-- Dataset excerpt --
·····
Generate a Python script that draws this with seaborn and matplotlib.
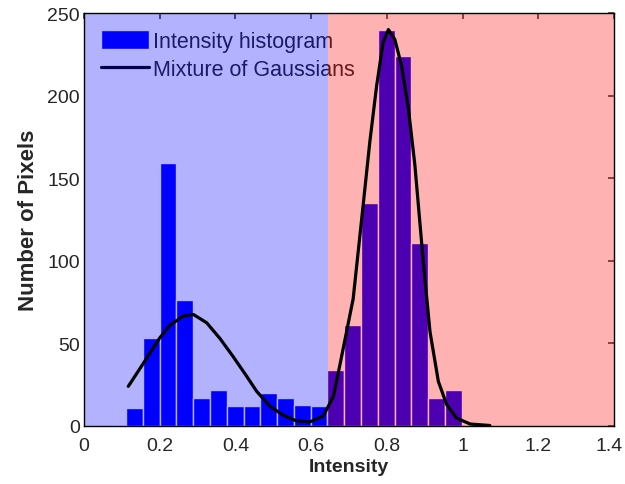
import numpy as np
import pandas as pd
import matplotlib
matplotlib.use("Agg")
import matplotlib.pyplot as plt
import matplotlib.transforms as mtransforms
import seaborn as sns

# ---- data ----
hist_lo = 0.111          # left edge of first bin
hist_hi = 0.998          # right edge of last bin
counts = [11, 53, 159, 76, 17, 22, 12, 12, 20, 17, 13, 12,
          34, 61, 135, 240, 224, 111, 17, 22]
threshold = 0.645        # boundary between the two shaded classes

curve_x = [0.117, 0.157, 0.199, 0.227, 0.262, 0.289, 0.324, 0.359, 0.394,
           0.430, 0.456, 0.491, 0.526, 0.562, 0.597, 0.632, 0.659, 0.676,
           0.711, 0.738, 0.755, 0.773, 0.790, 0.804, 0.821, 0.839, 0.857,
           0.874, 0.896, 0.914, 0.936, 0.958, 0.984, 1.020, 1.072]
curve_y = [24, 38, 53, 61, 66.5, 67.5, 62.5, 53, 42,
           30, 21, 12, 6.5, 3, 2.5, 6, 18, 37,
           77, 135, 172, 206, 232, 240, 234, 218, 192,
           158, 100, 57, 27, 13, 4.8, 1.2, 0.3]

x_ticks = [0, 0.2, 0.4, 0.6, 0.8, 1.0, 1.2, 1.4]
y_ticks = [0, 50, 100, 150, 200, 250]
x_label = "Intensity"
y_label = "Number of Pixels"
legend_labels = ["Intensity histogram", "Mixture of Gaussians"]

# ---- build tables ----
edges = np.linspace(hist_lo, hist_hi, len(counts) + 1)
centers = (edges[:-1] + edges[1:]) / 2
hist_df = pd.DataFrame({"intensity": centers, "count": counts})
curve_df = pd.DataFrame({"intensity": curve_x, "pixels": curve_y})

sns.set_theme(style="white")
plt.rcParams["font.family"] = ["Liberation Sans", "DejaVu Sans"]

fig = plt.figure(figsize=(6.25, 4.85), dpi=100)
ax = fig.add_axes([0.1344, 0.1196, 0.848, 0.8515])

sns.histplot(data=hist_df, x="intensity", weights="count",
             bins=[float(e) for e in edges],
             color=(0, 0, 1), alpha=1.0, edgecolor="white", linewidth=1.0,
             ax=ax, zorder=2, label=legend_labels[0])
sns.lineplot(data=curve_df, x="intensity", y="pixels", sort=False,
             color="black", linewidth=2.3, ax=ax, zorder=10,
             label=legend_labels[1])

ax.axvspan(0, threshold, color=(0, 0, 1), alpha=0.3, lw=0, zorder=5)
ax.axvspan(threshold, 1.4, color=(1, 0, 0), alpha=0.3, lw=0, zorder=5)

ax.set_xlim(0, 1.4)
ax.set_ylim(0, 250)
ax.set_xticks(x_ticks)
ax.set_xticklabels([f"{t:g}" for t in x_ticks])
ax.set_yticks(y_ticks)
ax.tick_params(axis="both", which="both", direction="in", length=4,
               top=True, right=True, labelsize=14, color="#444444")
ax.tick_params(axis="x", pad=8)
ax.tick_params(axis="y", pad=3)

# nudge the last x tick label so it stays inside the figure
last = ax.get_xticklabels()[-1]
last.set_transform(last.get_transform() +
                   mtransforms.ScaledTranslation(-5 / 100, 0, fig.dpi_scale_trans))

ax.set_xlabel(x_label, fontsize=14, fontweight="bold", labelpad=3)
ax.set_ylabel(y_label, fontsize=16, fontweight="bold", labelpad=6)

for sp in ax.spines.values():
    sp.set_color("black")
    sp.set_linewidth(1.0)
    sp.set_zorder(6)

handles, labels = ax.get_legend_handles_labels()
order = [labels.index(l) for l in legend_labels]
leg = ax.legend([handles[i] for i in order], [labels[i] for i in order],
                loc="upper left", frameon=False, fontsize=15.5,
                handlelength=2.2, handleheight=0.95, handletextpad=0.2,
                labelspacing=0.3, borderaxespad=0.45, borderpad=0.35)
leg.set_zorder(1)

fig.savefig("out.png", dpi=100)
·····
-- Description of the task --
Go from the first line of the data above to the line containing "ax = fig.add_axes([0.1344, 0.1196, 0.848, 0.8515])" and retype exactly those lines, both included, but none of the pictures.

-- Result of the task --
Generate a Python script that draws this with seaborn and matplotlib.
import numpy as np
import pandas as pd
import matplotlib
matplotlib.use("Agg")
import matplotlib.pyplot as plt
import matplotlib.transforms as mtransforms
import seaborn as sns

# ---- data ----
hist_lo = 0.111          # left edge of first bin
hist_hi = 0.998          # right edge of last bin
counts = [11, 53, 159, 76, 17, 22, 12, 12, 20, 17, 13, 12,
          34, 61, 135, 240, 224, 111, 17, 22]
threshold = 0.645        # boundary between the two shaded classes

curve_x = [0.117, 0.157, 0.199, 0.227, 0.262, 0.289, 0.324, 0.359, 0.394,
           0.430, 0.456, 0.491, 0.526, 0.562, 0.597, 0.632, 0.659, 0.676,
           0.711, 0.738, 0.755, 0.773, 0.790, 0.804, 0.821, 0.839, 0.857,
           0.874, 0.896, 0.914, 0.936, 0.958, 0.984, 1.020, 1.072]
curve_y = [24, 38, 53, 61, 66.5, 67.5, 62.5, 53, 42,
           30, 21, 12, 6.5, 3, 2.5, 6, 18, 37,
           77, 135, 172, 206, 232, 240, 234, 218, 192,
           158, 100, 57, 27, 13, 4.8, 1.2, 0.3]

x_ticks = [0, 0.2, 0.4, 0.6, 0.8, 1.0, 1.2, 1.4]
y_ticks = [0, 50, 100, 150, 200, 250]
x_label = "Intensity"
y_label = "Number of Pixels"
legend_labels = ["Intensity histogram", "Mixture of Gaussians"]

# ---- build tables ----
edges = np.linspace(hist_lo, hist_hi, len(counts) + 1)
centers = (edges[:-1] + edges[1:]) / 2
hist_df = pd.DataFrame({"intensity": centers, "count": counts})
curve_df = pd.DataFrame({"intensity": curve_x, "pixels": curve_y})

sns.set_theme(style="white")
plt.rcParams["font.family"] = ["Liberation Sans", "DejaVu Sans"]

fig = plt.figure(figsize=(6.25, 4.85), dpi=100)
ax = fig.add_axes([0.1344, 0.1196, 0.848, 0.8515])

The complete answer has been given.